The Examiner's surprise arrival causes chaos in the Conformance Council. Believing Helen and Fishwick to be the Examiner's accomplices, the Senior Responsible Brother of the Cabinet Makers pursues them to Fishwick's cottage. To create a diversion, Fishwick sets his cottage ablaze using colourful powders, and the Cabinet Maker follows him into the treacherous Black Marsh.

* * * *

Parts 5, 6 & 7: The Aftermath and a New Path

The Transporter, sent back to Wetledale by the Peacekeeper to retrieve the Examiner and secure the valley's value, rescues the stranded Cabinet Maker. He uses the opportunity to broker a truce, implying the Decorators were instrumental in the rescue.

Back at the Armdale Warehouse, the Peacekeeper pressures the Examiner to write a report that downplays the valley's problems to maintain stability. However, the Examiner reveals to the Warehouse Manager that the Peacekeeper's own servant has been playing a double game, secretly supplying the Sky Lord with the potent Fishwick colours.

A new plan is formed. Helen, now possessing a unique, shimmering black cloth created by Fishwick from the rare colour mushroom, agrees to travel south with the Transporter.
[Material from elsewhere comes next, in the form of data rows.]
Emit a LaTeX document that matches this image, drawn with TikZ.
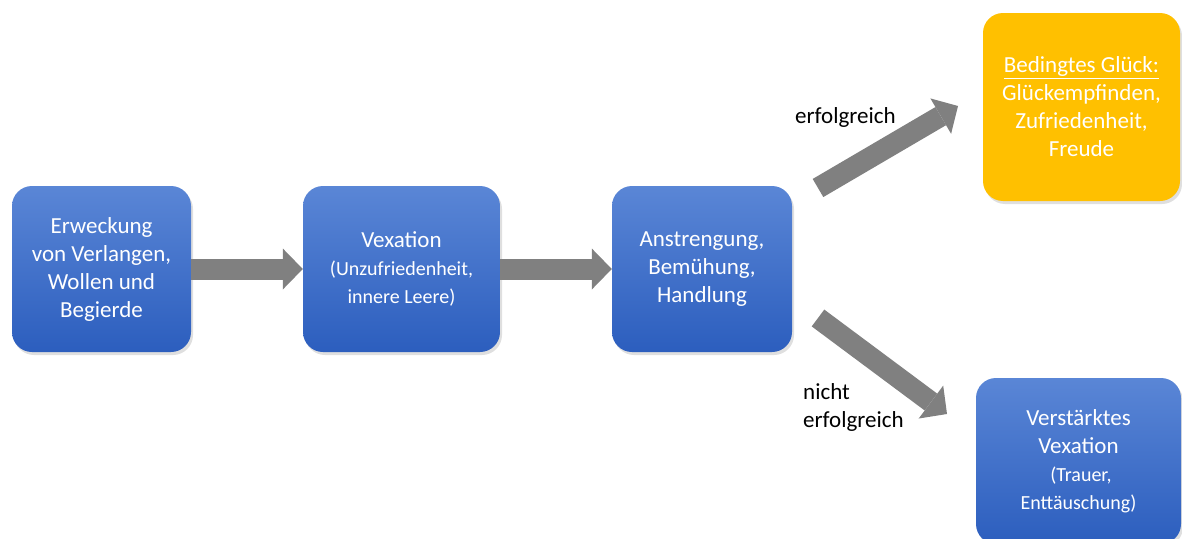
\documentclass[tikz,border=0pt]{standalone}
\usepackage{fontspec}
\setmainfont{Carlito}
\usetikzlibrary{arrows.meta,shadows}
\definecolor{blueTop}{RGB}{90,134,214}
\definecolor{blueBot}{RGB}{44,94,190}
\definecolor{gold}{RGB}{255,192,0}
\definecolor{arrowgray}{RGB}{128,128,128}
\newcommand\smalltxt{\fontsize{20}{25}\selectfont}
\begin{document}
\begin{tikzpicture}[x=1pt,y=-1pt,
 boxbase/.style={rounded corners=20pt, text=white, align=center, inner sep=0pt,
   font=\fontsize{23}{28}\selectfont,
   drop shadow={opacity=0.25, shadow xshift=2pt, shadow yshift=-3pt}},
 bluebox/.style={boxbase, top color=blueTop, bottom color=blueBot},
 goldbox/.style={boxbase, fill=gold},
 blockarrow/.style={draw=arrowgray, line width=21pt,
   -{Triangle[length=20pt 0 0,width=41pt 0 0,line width=0pt]}},
 lbl/.style={font=\fontsize{23}{28}\selectfont, text=black, align=left, inner sep=0pt}
]
\useasboundingbox (0,0) rectangle (1182,538);
\fill[white] (0,0) rectangle (1182,538);

\node[bluebox, minimum width=179pt, minimum height=166pt] (b1) at (101.5,269)
  {Erweckung\\von Verlangen,\\Wollen und\\Begierde};
\node[bluebox, minimum width=197pt, minimum height=166pt] (b2) at (401.5,269)
  {Vexation\\{\smalltxt(Unzufriedenheit,}\\{\smalltxt innere Leere)}};
\node[bluebox, minimum width=180pt, minimum height=166pt] (b3) at (702,269)
  {Anstrengung,\\Bemühung,\\Handlung};
\node[goldbox, minimum width=197pt, minimum height=188pt] (b4) at (1081.5,107)
  {\underline{Bedingtes Glück:}\\Glückempfinden,\\Zufriedenheit,\\Freude};
\node[bluebox, minimum width=205pt, minimum height=166pt] (b5) at (1078.5,461)
  {Verstärktes\\Vexation\\{\smalltxt\hspace{5pt}(Trauer,}\\{\smalltxt Enttäuschung)}};

\coordinate (u0) at (818,188);
\coordinate (u1) at (958,106);
\coordinate (d0) at (818,318);
\coordinate (d1) at (947,414);

\draw[blockarrow] (b1.east) -- (b2.west);
\draw[blockarrow] (b2.east) -- (b3.west);
\draw[blockarrow] (u0) -- (u1);
\draw[blockarrow] (d0) -- (d1);

\node[lbl, anchor=base west] (l1) at (795,123) {erfolgreich};
\node[lbl, anchor=west] (l2) at (803,407) {nicht\\erfolgreich};
\end{tikzpicture}
\end{document}
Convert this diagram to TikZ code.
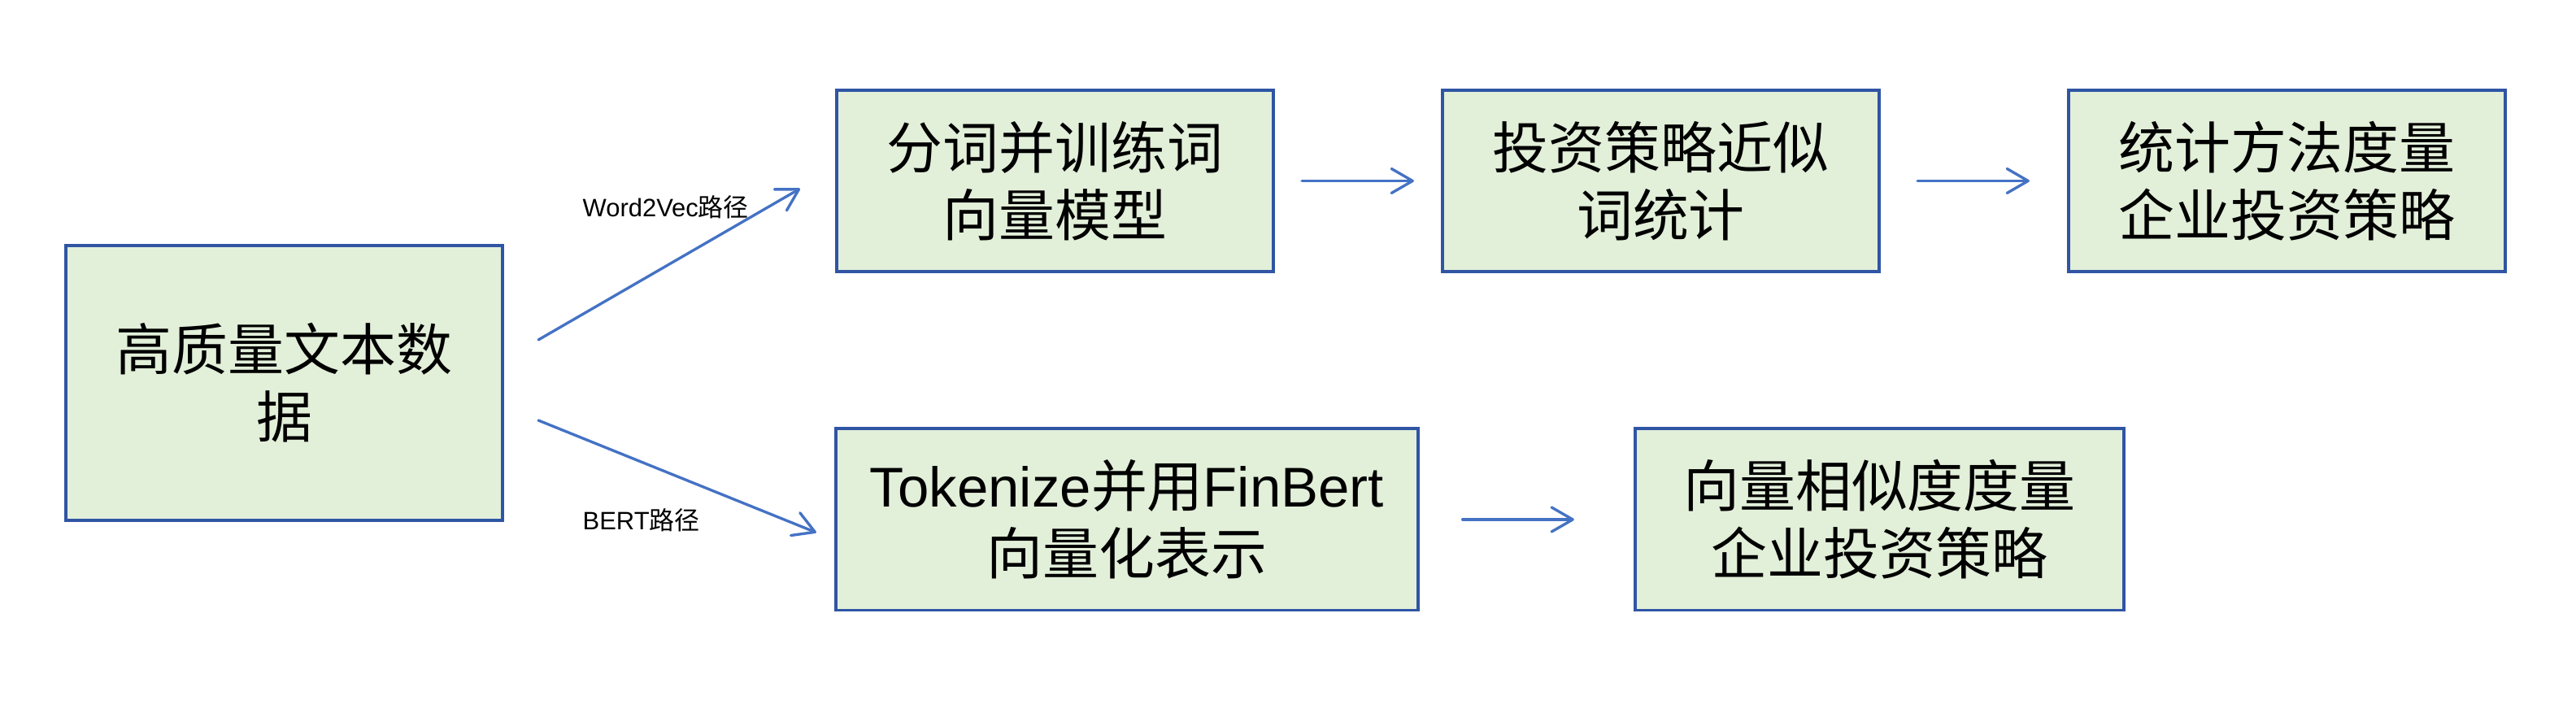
\documentclass[tikz,border=0pt]{standalone}
\usepackage{fontspec}
\setmainfont{Liberation Sans}
\newfontfamily\cjk{Noto Sans CJK SC}
\usetikzlibrary{arrows.meta}
\definecolor{boxfill}{HTML}{E2EFD9}
\definecolor{boxdraw}{HTML}{2F55A4}
\definecolor{arrcol}{HTML}{4472C4}
\begin{document}
\begin{tikzpicture}[x=0.01cm,y=0.01cm,
  box/.style={draw=boxdraw, line width=1.1pt, fill=boxfill, align=center, inner sep=0pt,
    minimum height=2.23cm, font=\fontsize{19.6}{23.6}\selectfont\cjk},
  arr/.style={draw=arrcol, line width=0.95pt, line cap=round,
    -{Straight Barb[length=0.26cm,width=0.3cm,round]}},
  lab/.style={font=\fontsize{8.8}{10}\selectfont, anchor=west, inner sep=0pt}]
\useasboundingbox (0,0) rectangle (3168,888);
\node[box, minimum width=5.37cm, minimum height=3.38cm] (A) at (349.5,417) {高质量文本数\\据};
\node[box, minimum width=5.37cm] (B) at (1297.5,665.5) {分词并训练词\\向量模型};
\node[box, minimum width=5.37cm] (C) at (2042.5,665.5) {投资策略近似\\词统计};
\node[box, minimum width=5.37cm] (D) at (2812.5,665.5) {统计方法度量\\企业投资策略};
\node[box, minimum width=7.15cm] (E) at (1386,249) {{\rmfamily Tokenize}并用{\rmfamily FinBert}\\向量化表示};
\node[box, minimum width=6.01cm] (F) at (2311.5,249) {向量相似度度量\\企业投资策略};
\draw[arr] ([shift={(42,53)}]A.east) -- ([shift={(-43,-9.5)}]B.west);
\draw[arr] ([shift={(42,-46)}]A.east) -- ([shift={(-22.5,-16)}]E.west);
\draw[arr, shorten <=0.33cm, shorten >=0.33cm] (B.east) -- (C.west);
\draw[arr, shorten <=0.45cm, shorten >=0.46cm] (C.east) -- (D.west);
\draw[arr, shorten <=0.53cm, shorten >=0.73cm] (E.east) -- (F.west);
\node[lab] (l1) at (716,633) {Word2Vec{\cjk 路径}};
\node[lab] (l2) at (716,248) {BERT{\cjk 路径}};
\end{tikzpicture}
\end{document}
Their mission is to deliver this powerful new colour to the Servant, who will pass it to the Sky Lord, decisively shifting the balance of power in the Flatlands and, by extension, the future of the Seven Valleys.

The story concludes with the Servant crossing into the Flatlands with the back cloth, thus providing the Sky Lord with the means to reverse the loss of colour across the Seven Valleys. Helen returns to Weledale having embraced her role as an agent of change, but also having reached the understanding that whereas colour is the essential means by which the future is formed, it must be used cautiously if a valuable future is to come to fruition.